Jechała wężykiem krajową siódemką. Twierdziła, że nic nie piła. Policjanci zatrzymali nietrzeźwą 52-latkę (mieszkankę pow. mławskiego) kierującą osobowym oplem. Okazało się, że kobieta miała w organizmie 2 promile alkoholu, a do tego czynny zakaz kierowania pojazdami, wydany przez sąd. Grozi jej do 5 lat więzienia. Policjantom tłumaczyła, że nic nie piła, a za jej stan odpowiadają leki.

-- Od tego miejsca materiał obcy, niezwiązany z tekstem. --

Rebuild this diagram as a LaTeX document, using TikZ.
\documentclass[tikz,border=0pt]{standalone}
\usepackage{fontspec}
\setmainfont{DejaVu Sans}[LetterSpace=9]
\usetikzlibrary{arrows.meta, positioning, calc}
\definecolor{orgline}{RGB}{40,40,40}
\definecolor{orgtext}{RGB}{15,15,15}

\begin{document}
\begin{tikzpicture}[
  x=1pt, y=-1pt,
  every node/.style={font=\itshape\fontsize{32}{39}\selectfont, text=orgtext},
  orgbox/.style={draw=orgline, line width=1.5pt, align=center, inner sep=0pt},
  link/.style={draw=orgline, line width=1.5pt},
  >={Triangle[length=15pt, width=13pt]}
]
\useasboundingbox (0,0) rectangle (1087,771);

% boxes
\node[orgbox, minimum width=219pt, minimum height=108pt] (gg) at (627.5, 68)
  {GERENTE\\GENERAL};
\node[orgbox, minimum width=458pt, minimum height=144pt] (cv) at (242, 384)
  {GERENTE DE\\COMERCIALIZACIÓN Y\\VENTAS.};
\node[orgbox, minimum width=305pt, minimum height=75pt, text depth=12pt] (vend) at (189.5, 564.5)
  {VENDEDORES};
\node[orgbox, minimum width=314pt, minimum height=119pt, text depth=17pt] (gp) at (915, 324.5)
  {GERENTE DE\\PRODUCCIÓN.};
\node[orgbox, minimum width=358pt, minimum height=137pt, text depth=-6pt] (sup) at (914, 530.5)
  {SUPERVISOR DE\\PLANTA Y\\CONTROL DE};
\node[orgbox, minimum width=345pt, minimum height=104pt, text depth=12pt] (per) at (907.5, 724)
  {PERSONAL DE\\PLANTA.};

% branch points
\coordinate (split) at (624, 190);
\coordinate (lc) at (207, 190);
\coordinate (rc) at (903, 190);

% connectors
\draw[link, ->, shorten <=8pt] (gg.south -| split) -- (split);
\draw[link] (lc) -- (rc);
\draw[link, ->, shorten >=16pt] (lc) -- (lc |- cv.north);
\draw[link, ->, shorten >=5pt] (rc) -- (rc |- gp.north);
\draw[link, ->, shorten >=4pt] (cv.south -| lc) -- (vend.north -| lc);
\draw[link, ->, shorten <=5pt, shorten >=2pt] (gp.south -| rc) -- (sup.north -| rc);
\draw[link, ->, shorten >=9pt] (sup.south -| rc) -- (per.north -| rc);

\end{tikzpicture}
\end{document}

Jechała wężykiem krajową siódemką. Twierdziła, że nic nie piła
Minionej nocy, tuż po północy dyżurny płońskiej komendy otrzymał zgłoszenie, że krajową siódemką w kierunku Płońska (od strony Mławy) porusza się osobowy opel, którego kierowca prawdopodobnie jest nietrzeźwy.

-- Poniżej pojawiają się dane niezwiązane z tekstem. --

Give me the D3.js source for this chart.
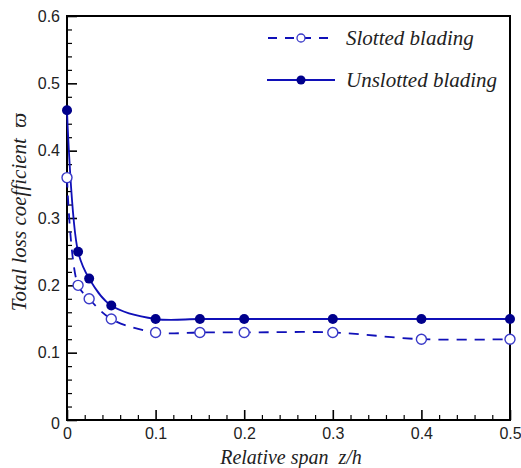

– Z relacji zgłaszającego wynikało, że kierująca autem osoba ma problem z zachowaniem prostego toru jazdy, jedzie tzw. wężykiem. Policjanci ruchu drogowego zauważyli wskazanym pojazd, jak zjechał z „siódemki” do Płońska ul. Klonową. Po zatrzymaniu do kontroli drogowej okazało się, że oplem kieruje 52-letnia mieszkanka pow. mławskiego. Mimo że funkcjonariusze wyraźnie wyczuli od kobiety alkohol i miała ona problem z zachowaniem równowagi, próbowała wmówić funkcjonariuszom, że nic nie piła. Twierdziła, że bierze leki, które właśnie w taki sposób na nią działają. Badanie alkometrem wykazało w jej organizmie 2 promile alkoholu. Dodatkowo policjanci ustalili, że 52-latka ma czynny zakaz prowadzenia pojazdów mechanicznych. Pojazd oraz kobietę policjanci przekazali członkowi rodziny, który przyjechał na miejsce — informuje kom. Kinga Drężek-Zmysłowska z KPP w Płońsku.
Mieszkance powiatu mławskiego grozi bardzo wysoka kara grzywny, nawet dożywotni zakaz prowadzenia pojazdów mechanicznych i 5 lat więzienia.
Nie rozumiem dlaczego została wypuszczona do domy. Za takie coś powinna trafić do aresztu i posiedzieć tam trochę. Może wtedy by się odechciało głupoty.